*What the task requires*
Do not include the pictures; repeat the rest of the data exactly.

*Source excerpt*

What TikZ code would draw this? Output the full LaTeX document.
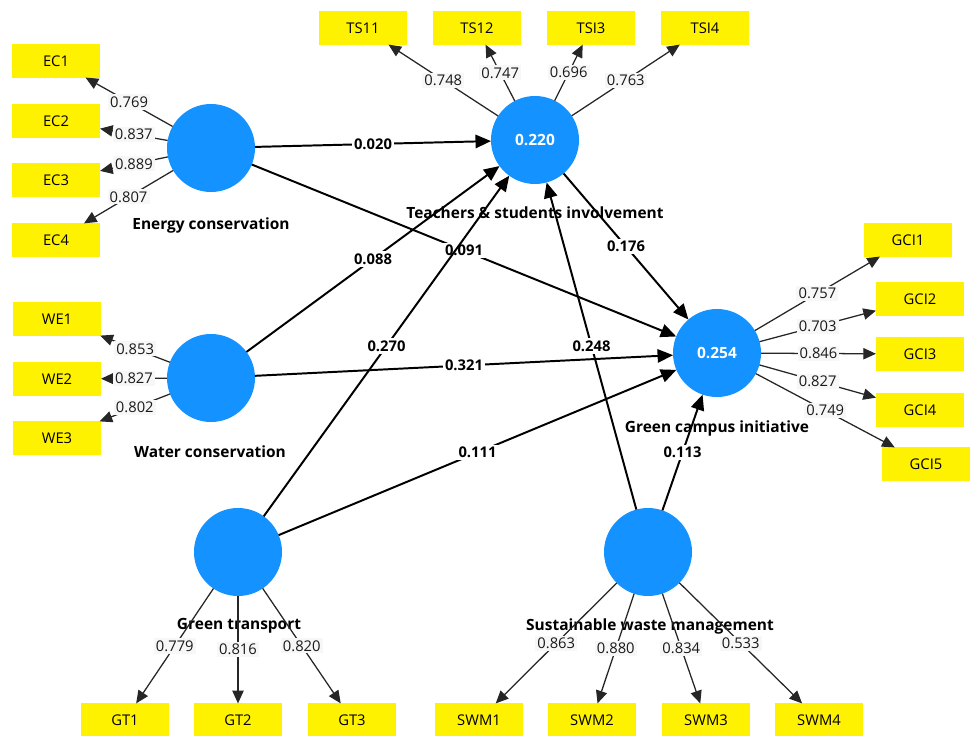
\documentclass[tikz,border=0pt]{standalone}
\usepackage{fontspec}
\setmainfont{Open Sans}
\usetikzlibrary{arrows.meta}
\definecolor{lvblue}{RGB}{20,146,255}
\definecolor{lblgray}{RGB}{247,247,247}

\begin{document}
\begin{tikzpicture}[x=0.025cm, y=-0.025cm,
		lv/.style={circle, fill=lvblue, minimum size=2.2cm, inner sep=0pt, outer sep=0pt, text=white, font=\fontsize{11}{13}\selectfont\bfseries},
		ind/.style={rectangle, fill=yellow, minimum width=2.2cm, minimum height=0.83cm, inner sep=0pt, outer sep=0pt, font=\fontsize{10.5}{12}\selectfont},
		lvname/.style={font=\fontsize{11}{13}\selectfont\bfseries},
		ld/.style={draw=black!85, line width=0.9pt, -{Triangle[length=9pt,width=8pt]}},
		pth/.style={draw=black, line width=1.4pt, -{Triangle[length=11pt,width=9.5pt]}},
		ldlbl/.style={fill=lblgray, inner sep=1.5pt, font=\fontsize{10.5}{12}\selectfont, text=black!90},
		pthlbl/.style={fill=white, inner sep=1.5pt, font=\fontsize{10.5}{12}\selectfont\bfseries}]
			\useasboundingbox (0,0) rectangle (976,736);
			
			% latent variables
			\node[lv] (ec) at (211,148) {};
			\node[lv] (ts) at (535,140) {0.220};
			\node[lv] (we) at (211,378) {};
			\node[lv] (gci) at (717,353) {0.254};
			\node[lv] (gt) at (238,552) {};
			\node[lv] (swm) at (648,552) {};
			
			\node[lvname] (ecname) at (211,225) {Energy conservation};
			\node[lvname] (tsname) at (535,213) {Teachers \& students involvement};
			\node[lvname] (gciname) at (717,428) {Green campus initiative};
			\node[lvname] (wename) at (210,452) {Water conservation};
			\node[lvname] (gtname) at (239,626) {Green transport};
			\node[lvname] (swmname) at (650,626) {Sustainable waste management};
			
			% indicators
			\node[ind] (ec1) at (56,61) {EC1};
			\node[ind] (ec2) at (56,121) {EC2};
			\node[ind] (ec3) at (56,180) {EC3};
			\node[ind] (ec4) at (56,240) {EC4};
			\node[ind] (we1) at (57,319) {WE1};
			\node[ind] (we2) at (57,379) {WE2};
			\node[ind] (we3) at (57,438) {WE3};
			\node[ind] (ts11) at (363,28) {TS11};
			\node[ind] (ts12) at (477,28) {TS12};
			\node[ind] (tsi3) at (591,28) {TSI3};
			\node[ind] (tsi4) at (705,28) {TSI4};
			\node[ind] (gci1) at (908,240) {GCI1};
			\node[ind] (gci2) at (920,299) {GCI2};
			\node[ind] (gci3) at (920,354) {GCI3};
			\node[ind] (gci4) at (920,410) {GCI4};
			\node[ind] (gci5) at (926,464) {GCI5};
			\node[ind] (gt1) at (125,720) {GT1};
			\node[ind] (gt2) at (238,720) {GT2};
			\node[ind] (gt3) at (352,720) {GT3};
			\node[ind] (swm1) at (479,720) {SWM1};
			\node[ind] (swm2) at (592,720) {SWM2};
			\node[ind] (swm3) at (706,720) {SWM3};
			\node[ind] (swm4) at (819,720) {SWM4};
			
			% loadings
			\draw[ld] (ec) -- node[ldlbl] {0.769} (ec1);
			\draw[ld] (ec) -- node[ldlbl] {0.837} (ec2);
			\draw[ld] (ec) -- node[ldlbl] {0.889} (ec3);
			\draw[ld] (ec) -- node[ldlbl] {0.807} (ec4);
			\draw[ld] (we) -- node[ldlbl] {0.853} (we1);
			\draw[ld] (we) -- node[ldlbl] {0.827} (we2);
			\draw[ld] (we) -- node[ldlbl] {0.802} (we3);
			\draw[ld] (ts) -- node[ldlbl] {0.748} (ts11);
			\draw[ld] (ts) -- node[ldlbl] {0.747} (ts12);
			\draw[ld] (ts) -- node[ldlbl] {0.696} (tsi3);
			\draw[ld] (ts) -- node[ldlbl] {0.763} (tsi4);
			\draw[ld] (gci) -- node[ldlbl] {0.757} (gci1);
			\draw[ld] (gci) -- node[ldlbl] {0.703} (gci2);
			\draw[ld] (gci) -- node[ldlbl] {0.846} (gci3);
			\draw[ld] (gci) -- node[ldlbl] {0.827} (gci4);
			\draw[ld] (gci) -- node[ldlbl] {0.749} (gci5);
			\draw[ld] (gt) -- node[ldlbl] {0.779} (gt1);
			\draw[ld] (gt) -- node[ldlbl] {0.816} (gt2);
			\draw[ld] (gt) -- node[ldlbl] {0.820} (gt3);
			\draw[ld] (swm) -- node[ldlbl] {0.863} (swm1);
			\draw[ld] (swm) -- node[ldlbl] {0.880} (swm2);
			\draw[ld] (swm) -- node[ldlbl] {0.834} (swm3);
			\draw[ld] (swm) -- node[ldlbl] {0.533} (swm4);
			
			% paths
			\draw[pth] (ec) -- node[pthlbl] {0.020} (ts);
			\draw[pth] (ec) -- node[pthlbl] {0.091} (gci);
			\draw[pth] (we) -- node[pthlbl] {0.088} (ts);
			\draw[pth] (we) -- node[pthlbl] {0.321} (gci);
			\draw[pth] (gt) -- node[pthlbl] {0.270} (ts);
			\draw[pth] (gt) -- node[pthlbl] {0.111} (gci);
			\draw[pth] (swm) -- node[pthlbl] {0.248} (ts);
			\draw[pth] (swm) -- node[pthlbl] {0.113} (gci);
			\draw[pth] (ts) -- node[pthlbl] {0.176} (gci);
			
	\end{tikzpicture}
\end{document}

*Exercise output*
What TikZ code would draw this? Output the full LaTeX document.
\documentclass[tikz,border=0pt]{standalone}
\usepackage{fontspec}
\setmainfont{Open Sans}
\usetikzlibrary{arrows.meta}
\definecolor{lvblue}{RGB}{20,146,255}
\definecolor{lblgray}{RGB}{247,247,247}

\begin{document}
\begin{tikzpicture}[x=0.025cm, y=-0.025cm,
		lv/.style={circle, fill=lvblue, minimum size=2.2cm, inner sep=0pt, outer sep=0pt, text=white, font=\fontsize{11}{13}\selectfont\bfseries},
		ind/.style={rectangle, fill=yellow, minimum width=2.2cm, minimum height=0.83cm, inner sep=0pt, outer sep=0pt, font=\fontsize{10.5}{12}\selectfont},
		lvname/.style={font=\fontsize{11}{13}\selectfont\bfseries},
		ld/.style={draw=black!85, line width=0.9pt, -{Triangle[length=9pt,width=8pt]}},
		pth/.style={draw=black, line width=1.4pt, -{Triangle[length=11pt,width=9.5pt]}},
		ldlbl/.style={fill=lblgray, inner sep=1.5pt, font=\fontsize{10.5}{12}\selectfont, text=black!90},
		pthlbl/.style={fill=white, inner sep=1.5pt, font=\fontsize{10.5}{12}\selectfont\bfseries}]
			\useasboundingbox (0,0) rectangle (976,736);
			
			% latent variables
			\node[lv] (ec) at (211,148) {};
			\node[lv] (ts) at (535,140) {0.220};
			\node[lv] (we) at (211,378) {};
			\node[lv] (gci) at (717,353) {0.254};
			\node[lv] (gt) at (238,552) {};
			\node[lv] (swm) at (648,552) {};
			
			\node[lvname] (ecname) at (211,225) {Energy conservation};
			\node[lvname] (tsname) at (535,213) {Teachers \& students involvement};
			\node[lvname] (gciname) at (717,428) {Green campus initiative};
			\node[lvname] (wename) at (210,452) {Water conservation};
			\node[lvname] (gtname) at (239,626) {Green transport};
			\node[lvname] (swmname) at (650,626) {Sustainable waste management};
			
			% indicators
			\node[ind] (ec1) at (56,61) {EC1};
			\node[ind] (ec2) at (56,121) {EC2};
			\node[ind] (ec3) at (56,180) {EC3};
			\node[ind] (ec4) at (56,240) {EC4};
			\node[ind] (we1) at (57,319) {WE1};
			\node[ind] (we2) at (57,379) {WE2};
			\node[ind] (we3) at (57,438) {WE3};
			\node[ind] (ts11) at (363,28) {TS11};
			\node[ind] (ts12) at (477,28) {TS12};
			\node[ind] (tsi3) at (591,28) {TSI3};
			\node[ind] (tsi4) at (705,28) {TSI4};
			\node[ind] (gci1) at (908,240) {GCI1};
			\node[ind] (gci2) at (920,299) {GCI2};
			\node[ind] (gci3) at (920,354) {GCI3};
			\node[ind] (gci4) at (920,410) {GCI4};
			\node[ind] (gci5) at (926,464) {GCI5};
			\node[ind] (gt1) at (125,720) {GT1};
			\node[ind] (gt2) at (238,720) {GT2};
			\node[ind] (gt3) at (352,720) {GT3};
			\node[ind] (swm1) at (479,720) {SWM1};
			\node[ind] (swm2) at (592,720) {SWM2};
			\node[ind] (swm3) at (706,720) {SWM3};
			\node[ind] (swm4) at (819,720) {SWM4};
			
			% loadings
			\draw[ld] (ec) -- node[ldlbl] {0.769} (ec1);
			\draw[ld] (ec) -- node[ldlbl] {0.837} (ec2);
			\draw[ld] (ec) -- node[ldlbl] {0.889} (ec3);
			\draw[ld] (ec) -- node[ldlbl] {0.807} (ec4);
			\draw[ld] (we) -- node[ldlbl] {0.853} (we1);
			\draw[ld] (we) -- node[ldlbl] {0.827} (we2);
			\draw[ld] (we) -- node[ldlbl] {0.802} (we3);
			\draw[ld] (ts) -- node[ldlbl] {0.748} (ts11);
			\draw[ld] (ts) -- node[ldlbl] {0.747} (ts12);
			\draw[ld] (ts) -- node[ldlbl] {0.696} (tsi3);
			\draw[ld] (ts) -- node[ldlbl] {0.763} (tsi4);
			\draw[ld] (gci) -- node[ldlbl] {0.757} (gci1);
			\draw[ld] (gci) -- node[ldlbl] {0.703} (gci2);
			\draw[ld] (gci) -- node[ldlbl] {0.846} (gci3);
			\draw[ld] (gci) -- node[ldlbl] {0.827} (gci4);
			\draw[ld] (gci) -- node[ldlbl] {0.749} (gci5);
			\draw[ld] (gt) -- node[ldlbl] {0.779} (gt1);
			\draw[ld] (gt) -- node[ldlbl] {0.816} (gt2);
			\draw[ld] (gt) -- node[ldlbl] {0.820} (gt3);
			\draw[ld] (swm) -- node[ldlbl] {0.863} (swm1);
			\draw[ld] (swm) -- node[ldlbl] {0.880} (swm2);
			\draw[ld] (swm) -- node[ldlbl] {0.834} (swm3);
			\draw[ld] (swm) -- node[ldlbl] {0.533} (swm4);
			
			% paths
			\draw[pth] (ec) -- node[pthlbl] {0.020} (ts);
			\draw[pth] (ec) -- node[pthlbl] {0.091} (gci);
			\draw[pth] (we) -- node[pthlbl] {0.088} (ts);
			\draw[pth] (we) -- node[pthlbl] {0.321} (gci);
			\draw[pth] (gt) -- node[pthlbl] {0.270} (ts);
			\draw[pth] (gt) -- node[pthlbl] {0.111} (gci);
			\draw[pth] (swm) -- node[pthlbl] {0.248} (ts);
			\draw[pth] (swm) -- node[pthlbl] {0.113} (gci);
			\draw[pth] (ts) -- node[pthlbl] {0.176} (gci);
			
	\end{tikzpicture}
\end{document}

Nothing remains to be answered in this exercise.